-- PROBLEM STATEMENT --
All lines from the beginning of the listing through the line with "import pandas as pd" are to be copied word for word; the pictures are not.

-- INFORMATION PROVIDED --

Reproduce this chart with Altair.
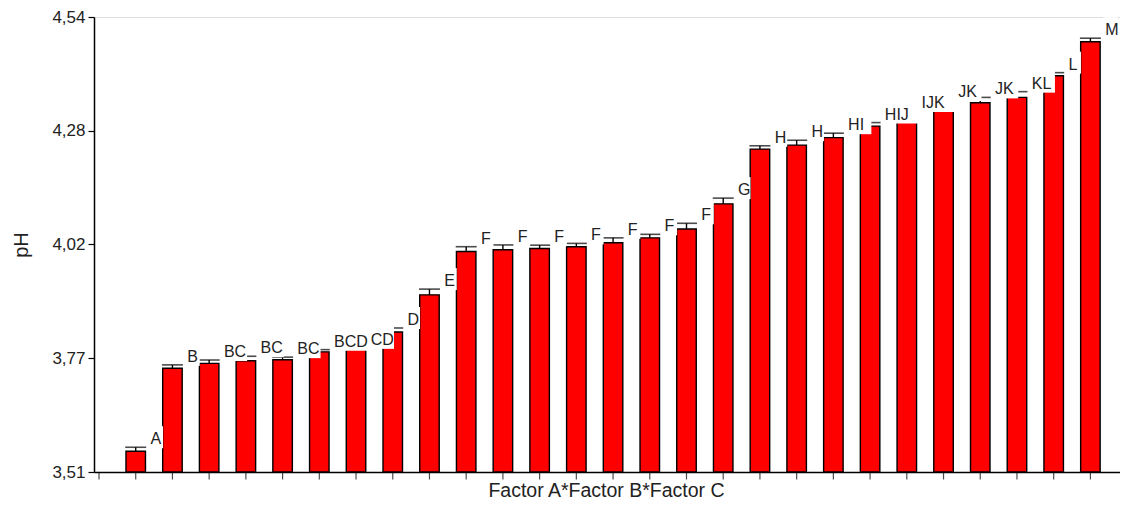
import altair as alt
import pandas as pd

# ---- data ----
groups = list(range(1, 28))
ph_values = [3.557, 3.745, 3.756, 3.762, 3.764, 3.782, 3.788, 3.827, 3.911,
             4.009, 4.013, 4.016, 4.020, 4.029, 4.040, 4.060, 4.117, 4.241,
             4.250, 4.267, 4.293, 4.318, 4.341, 4.346, 4.358, 4.407, 4.484]
ph_errors = [0.009, 0.0075, 0.0075, 0.010, 0.006, 0.005, 0.003, 0.009, 0.013,
             0.011, 0.011, 0.0075, 0.0075, 0.011, 0.008, 0.013, 0.013, 0.0075,
             0.011, 0.010, 0.008, 0.009, 0.011, 0.012, 0.013, 0.007, 0.008]
letters = ["A", "B", "BC", "BC", "BC", "BCD", "CD", "D", "E", "F", "F", "F", "F",
           "F", "F", "F", "G", "H", "H", "HI", "HIJ", "IJK", "JK", "JK", "KL", "L", "M"]
x_tick_positions = list(range(0, 28))
y_ticks = [3.51, 3.7675, 4.025, 4.2825, 4.54]
y_tick_labels = ["3,51", "3,77", "4,02", "4,28", "4,54"]

# ---- layout constants ----
STEP = 37.08           # px per group
W, H = 1026, 455
X_MAX = W / STEP
Y_MIN, Y_MAX = 3.51, 4.54
PXX = STEP
PXY = H / (Y_MAX - Y_MIN)
BAR_W = 19.5
FONT = "Liberation Sans"

df = pd.DataFrame({"g": groups, "v": ph_values, "e": ph_errors, "lab": letters})
df["base"] = Y_MIN
df["top"] = df["v"] + df["e"]
df["bx"] = df["g"] + (BAR_W / 2 + 3) / PXX
df["bx2"] = df["bx"] + (df["lab"].str.len() * 10.8 + 4) / PXX
df["by"] = df["top"] - 1 / PXY
df["by2"] = df["top"] + 21 / PXY

ticks_df = pd.DataFrame({"t": x_tick_positions, "b": Y_MIN})

xs = alt.Scale(domain=[0, X_MAX], nice=False, zero=False)
ys = alt.Scale(domain=[Y_MIN, Y_MAX], nice=False, zero=False)

label_expr = "[" + ",".join(f"'{t}'" for t in y_tick_labels) + "][round((datum.value-3.51)/0.2575)]"

x_axis = alt.Axis(values=x_tick_positions, labels=False, ticks=False, grid=False,
                  domainColor="black", domainWidth=1.5,
                  title="Factor A*Factor B*Factor C", titleFont=FONT, titleFontSize=19.5,
                  titleFontWeight="normal", titleColor="#222222", titleX=512, titleY=24,
                  titleAlign="center", titleBaseline="alphabetic")
y_axis = alt.Axis(values=y_ticks, labelExpr=label_expr, grid=False, tickSize=6,
                  tickColor="black", domainColor="black", domainWidth=1.5, tickWidth=1.2,
                  labelFont=FONT, labelFontSize=17, labelColor="#222222", labelPadding=3,
                  title="pH", titleFont=FONT, titleFontSize=20, titleFontWeight="normal",
                  titleColor="#222222", titleX=-73, titleY=H / 2, titleAngle=270,
                  titleAlign="center", titleBaseline="middle")

base = alt.Chart(df)

bars = base.mark_bar(size=BAR_W, color="#ff0000", stroke="black", strokeWidth=1.4).encode(
    x=alt.X("g:Q", scale=xs, axis=x_axis),
    y=alt.Y("v:Q", scale=ys, axis=y_axis),
    y2="base:Q",
)
xticks = alt.Chart(ticks_df).mark_tick(orient="vertical", size=7, thickness=1.2,
                                       color="black", yOffset=4).encode(
    x="t:Q", y="b:Q")
stems = base.mark_rule(color="black", strokeWidth=1.4).encode(
    x="g:Q", y="v:Q", y2="top:Q")
caps = base.mark_tick(orient="horizontal", size=21, thickness=1.6, color="black").encode(
    x="g:Q", y="top:Q")
boxes = base.mark_rect(color="white").encode(
    x="bx:Q", x2="bx2:Q", y="by:Q", y2="by2:Q")
texts = base.mark_text(align="left", baseline="alphabetic", dx=BAR_W / 2 + 5, dy=-3,
                       font=FONT, fontSize=16, color="#222222").encode(
    x="g:Q", y="top:Q", text="lab:N")

chart = alt.layer(bars, xticks, stems, caps, boxes, texts).properties(
    width=W, height=H,
    autosize=alt.AutoSizeParams(type="none"),
    padding={"left": 86, "top": 9, "right": 0, "bottom": 28},
).configure_view(stroke=None, clip=False).configure(background="white")

chart.save("out.html", embed_options={"renderer": "svg", "actions": False})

-- EXERCISE SOLUTION --
Reproduce this chart with Altair.
import altair as alt
import pandas as pd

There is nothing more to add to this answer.